● What is being asked
The required output is the exact run of lines from the line containing "What Plotly code" to the line containing "import plotly.graph_objects as go", inclusive, and nothing besides.

● Data supplied

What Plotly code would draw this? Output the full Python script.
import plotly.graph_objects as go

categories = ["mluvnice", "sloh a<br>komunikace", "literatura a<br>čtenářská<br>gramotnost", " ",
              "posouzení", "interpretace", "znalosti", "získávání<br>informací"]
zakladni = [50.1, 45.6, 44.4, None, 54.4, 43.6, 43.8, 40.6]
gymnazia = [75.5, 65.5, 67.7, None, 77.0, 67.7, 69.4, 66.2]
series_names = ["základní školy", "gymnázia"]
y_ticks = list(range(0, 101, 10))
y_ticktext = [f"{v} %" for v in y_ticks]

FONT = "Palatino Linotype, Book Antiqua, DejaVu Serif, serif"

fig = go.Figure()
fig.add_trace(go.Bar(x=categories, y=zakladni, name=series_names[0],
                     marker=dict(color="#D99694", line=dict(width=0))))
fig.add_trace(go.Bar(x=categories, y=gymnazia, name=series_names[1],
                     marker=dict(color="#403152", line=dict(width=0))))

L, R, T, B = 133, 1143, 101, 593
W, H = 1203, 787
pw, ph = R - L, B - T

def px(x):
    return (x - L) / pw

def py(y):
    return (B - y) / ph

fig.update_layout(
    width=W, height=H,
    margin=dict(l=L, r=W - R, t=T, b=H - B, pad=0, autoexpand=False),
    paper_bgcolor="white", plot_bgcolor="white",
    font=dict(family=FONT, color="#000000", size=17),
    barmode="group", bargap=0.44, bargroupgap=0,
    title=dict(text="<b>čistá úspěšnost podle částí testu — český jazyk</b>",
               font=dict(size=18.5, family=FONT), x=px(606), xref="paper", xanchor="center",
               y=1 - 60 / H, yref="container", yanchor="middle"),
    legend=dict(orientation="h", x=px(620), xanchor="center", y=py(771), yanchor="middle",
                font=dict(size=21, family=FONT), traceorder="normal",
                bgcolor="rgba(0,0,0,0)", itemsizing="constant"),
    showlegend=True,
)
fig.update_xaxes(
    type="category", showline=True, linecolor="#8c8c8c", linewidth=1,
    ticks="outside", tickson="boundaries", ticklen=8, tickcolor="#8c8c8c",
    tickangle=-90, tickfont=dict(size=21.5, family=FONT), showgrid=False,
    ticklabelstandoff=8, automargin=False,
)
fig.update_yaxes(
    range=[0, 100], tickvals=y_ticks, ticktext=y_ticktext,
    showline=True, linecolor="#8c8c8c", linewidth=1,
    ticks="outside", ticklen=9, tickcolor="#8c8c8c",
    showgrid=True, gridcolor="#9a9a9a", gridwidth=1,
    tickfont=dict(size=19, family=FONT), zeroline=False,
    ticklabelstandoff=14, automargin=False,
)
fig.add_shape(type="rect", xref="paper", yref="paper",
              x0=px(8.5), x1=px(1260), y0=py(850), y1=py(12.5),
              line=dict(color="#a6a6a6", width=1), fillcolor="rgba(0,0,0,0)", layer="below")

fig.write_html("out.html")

---

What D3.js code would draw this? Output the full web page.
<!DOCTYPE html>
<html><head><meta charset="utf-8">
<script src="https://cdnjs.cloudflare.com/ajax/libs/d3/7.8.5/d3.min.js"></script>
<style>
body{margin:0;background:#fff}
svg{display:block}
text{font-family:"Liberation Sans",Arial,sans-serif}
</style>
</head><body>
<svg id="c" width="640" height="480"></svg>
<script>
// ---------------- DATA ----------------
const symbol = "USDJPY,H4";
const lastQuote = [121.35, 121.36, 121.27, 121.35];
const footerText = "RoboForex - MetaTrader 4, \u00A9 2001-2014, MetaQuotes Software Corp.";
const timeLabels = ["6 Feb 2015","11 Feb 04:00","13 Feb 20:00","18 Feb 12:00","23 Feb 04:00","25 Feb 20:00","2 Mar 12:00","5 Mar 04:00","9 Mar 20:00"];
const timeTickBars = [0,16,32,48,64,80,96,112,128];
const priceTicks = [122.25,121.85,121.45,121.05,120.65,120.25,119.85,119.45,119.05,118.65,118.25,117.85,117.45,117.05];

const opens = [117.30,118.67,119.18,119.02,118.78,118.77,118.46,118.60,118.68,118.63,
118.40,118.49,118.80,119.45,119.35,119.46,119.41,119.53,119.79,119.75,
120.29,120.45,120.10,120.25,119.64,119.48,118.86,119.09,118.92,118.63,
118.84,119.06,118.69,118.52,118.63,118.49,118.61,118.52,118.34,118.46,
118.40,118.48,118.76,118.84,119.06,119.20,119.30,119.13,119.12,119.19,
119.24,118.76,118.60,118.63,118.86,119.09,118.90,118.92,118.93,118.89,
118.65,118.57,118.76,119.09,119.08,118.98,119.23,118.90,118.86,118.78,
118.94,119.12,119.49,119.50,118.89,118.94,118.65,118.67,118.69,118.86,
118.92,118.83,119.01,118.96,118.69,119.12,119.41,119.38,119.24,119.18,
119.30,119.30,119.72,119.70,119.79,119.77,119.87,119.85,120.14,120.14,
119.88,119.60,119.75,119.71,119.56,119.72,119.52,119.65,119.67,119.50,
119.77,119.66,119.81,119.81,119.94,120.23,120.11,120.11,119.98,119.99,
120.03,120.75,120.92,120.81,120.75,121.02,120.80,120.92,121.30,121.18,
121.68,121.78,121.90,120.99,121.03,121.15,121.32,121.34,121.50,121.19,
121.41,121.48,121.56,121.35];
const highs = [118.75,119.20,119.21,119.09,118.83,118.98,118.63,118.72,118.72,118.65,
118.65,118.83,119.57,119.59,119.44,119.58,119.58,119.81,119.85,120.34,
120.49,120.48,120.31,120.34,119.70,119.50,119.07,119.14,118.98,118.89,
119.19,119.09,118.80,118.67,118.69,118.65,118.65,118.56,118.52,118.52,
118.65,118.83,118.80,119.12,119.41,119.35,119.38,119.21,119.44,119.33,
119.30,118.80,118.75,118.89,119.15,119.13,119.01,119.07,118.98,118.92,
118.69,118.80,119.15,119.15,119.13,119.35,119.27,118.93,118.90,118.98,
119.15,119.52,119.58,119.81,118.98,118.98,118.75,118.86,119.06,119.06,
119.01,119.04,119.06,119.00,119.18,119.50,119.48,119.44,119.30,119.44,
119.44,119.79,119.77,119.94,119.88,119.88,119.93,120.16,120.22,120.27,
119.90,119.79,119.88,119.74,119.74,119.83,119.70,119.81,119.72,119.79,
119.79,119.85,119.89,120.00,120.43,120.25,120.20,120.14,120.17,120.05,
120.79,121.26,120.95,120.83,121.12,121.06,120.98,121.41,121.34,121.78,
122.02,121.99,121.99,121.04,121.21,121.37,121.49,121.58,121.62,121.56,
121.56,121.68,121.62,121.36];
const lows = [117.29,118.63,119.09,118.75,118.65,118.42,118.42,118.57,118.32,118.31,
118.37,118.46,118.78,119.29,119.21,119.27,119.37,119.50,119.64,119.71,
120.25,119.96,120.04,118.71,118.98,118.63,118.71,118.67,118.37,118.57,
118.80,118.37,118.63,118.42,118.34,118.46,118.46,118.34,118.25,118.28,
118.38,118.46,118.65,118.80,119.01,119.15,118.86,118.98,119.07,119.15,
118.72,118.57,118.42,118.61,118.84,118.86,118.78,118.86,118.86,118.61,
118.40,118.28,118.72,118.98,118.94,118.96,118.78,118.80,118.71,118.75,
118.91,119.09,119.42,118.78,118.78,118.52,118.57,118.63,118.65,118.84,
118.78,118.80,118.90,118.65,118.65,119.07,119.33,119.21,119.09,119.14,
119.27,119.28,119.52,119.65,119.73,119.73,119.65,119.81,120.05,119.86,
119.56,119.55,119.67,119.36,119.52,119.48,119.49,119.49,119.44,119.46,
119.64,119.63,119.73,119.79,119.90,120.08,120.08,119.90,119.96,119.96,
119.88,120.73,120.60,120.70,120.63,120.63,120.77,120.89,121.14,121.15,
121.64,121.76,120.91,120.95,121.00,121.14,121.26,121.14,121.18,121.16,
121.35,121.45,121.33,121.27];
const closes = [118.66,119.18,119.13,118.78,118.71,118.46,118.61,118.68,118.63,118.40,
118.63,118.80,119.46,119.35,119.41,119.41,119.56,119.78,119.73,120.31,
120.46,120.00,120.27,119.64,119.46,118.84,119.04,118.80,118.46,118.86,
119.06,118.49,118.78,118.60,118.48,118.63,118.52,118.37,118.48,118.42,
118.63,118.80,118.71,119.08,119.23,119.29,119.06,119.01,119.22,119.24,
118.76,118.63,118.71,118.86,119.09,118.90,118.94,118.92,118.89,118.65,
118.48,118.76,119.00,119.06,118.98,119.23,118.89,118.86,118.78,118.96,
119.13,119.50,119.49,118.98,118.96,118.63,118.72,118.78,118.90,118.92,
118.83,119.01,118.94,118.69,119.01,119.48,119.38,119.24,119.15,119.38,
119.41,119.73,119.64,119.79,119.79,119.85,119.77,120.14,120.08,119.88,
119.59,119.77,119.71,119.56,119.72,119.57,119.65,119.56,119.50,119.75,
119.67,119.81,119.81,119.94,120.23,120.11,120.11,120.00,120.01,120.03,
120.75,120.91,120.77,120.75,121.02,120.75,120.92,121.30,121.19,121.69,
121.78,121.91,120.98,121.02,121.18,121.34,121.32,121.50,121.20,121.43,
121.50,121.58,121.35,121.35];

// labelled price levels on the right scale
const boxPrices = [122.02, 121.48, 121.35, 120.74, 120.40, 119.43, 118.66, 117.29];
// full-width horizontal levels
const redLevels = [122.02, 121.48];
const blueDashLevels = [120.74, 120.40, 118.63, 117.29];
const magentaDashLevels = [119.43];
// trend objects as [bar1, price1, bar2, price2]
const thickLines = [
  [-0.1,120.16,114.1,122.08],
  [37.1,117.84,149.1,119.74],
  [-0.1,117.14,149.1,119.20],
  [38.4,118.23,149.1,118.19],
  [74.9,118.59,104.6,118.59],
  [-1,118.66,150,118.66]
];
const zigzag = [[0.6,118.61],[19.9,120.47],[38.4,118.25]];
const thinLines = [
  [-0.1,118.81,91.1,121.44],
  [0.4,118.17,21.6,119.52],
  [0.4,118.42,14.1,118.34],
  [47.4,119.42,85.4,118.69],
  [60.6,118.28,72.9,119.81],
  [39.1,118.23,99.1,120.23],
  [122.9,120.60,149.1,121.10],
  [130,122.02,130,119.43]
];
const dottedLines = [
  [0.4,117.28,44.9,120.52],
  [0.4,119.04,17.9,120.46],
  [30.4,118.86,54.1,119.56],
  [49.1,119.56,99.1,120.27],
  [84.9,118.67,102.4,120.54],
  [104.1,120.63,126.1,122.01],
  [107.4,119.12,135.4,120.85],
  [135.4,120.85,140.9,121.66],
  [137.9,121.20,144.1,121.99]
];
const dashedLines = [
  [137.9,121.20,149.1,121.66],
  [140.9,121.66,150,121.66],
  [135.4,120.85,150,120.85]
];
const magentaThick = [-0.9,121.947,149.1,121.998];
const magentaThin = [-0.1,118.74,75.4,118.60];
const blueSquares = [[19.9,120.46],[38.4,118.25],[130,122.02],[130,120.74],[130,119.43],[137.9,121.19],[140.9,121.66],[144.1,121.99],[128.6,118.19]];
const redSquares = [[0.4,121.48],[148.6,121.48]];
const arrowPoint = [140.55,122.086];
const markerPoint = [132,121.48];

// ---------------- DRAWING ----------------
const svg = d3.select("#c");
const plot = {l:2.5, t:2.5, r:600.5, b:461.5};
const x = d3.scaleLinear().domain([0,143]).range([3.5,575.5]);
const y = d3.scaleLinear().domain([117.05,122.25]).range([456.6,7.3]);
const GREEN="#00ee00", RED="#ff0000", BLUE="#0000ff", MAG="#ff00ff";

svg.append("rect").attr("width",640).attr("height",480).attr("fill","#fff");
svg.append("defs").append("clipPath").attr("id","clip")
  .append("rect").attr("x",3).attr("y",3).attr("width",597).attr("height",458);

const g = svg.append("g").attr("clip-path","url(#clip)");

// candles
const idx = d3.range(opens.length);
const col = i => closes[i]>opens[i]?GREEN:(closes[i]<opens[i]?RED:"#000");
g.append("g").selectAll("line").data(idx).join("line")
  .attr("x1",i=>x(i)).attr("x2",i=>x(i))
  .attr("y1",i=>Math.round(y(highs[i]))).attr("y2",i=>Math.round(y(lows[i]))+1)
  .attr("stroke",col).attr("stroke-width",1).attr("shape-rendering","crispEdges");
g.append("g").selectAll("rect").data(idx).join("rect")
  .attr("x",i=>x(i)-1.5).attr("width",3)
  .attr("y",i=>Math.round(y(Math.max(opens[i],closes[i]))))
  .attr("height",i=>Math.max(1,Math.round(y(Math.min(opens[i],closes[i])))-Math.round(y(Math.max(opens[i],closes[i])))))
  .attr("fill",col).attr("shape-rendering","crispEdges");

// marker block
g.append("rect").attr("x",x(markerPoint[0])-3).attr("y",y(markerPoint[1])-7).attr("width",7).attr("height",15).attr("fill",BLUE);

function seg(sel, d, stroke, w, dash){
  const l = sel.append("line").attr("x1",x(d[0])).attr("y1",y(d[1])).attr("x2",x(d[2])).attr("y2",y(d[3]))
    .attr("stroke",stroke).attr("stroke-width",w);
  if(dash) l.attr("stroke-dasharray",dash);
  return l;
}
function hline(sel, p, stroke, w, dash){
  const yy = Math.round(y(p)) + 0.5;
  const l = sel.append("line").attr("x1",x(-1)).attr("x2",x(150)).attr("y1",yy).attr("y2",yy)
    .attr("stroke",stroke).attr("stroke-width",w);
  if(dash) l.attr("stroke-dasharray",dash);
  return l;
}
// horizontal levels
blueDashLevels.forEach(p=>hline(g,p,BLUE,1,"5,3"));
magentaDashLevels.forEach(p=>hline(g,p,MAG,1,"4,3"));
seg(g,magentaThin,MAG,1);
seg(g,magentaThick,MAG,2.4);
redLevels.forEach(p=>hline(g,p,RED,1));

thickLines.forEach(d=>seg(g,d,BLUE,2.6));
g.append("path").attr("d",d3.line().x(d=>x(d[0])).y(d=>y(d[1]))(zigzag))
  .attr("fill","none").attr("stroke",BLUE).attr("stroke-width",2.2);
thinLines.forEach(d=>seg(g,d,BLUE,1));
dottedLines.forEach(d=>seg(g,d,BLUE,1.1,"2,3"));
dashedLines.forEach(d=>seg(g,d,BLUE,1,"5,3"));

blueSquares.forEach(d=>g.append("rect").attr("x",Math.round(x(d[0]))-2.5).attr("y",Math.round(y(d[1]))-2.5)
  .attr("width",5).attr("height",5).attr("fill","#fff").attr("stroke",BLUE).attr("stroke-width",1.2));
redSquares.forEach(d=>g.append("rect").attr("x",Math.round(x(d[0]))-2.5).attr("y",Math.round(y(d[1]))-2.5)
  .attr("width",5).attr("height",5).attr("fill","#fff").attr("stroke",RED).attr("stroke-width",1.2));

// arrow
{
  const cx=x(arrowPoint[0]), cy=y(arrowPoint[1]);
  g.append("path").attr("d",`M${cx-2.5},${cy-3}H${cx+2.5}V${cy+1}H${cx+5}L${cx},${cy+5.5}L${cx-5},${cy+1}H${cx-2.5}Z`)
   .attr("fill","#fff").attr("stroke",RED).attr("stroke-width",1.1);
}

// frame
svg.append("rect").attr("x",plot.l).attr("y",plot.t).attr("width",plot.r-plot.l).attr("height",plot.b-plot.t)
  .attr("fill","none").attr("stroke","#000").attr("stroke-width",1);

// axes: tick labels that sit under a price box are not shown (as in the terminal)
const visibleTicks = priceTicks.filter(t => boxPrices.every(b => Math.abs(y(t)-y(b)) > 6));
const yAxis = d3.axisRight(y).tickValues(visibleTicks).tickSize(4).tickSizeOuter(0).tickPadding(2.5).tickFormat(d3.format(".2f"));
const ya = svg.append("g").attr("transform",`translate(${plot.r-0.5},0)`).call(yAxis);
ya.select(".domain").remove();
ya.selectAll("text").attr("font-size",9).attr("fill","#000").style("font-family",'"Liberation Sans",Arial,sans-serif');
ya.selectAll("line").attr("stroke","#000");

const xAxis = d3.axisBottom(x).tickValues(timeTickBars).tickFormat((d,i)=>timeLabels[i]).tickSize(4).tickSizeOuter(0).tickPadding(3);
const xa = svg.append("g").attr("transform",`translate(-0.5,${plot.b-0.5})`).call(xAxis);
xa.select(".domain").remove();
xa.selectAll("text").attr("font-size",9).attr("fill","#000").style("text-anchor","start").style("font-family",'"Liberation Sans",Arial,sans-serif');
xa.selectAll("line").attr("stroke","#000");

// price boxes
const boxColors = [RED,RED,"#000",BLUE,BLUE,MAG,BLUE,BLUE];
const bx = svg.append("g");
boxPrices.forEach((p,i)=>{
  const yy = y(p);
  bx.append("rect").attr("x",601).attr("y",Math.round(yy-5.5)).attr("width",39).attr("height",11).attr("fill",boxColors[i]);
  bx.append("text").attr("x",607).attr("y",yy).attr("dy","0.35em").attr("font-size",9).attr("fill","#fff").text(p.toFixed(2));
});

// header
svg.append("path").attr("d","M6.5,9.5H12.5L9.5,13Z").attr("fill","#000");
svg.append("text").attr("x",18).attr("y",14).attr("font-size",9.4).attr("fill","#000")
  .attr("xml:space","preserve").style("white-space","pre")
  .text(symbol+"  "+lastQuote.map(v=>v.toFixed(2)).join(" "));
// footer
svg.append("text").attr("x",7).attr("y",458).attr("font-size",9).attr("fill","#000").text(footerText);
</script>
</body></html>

● Complete output
What Plotly code would draw this? Output the full Python script.
import plotly.graph_objects as go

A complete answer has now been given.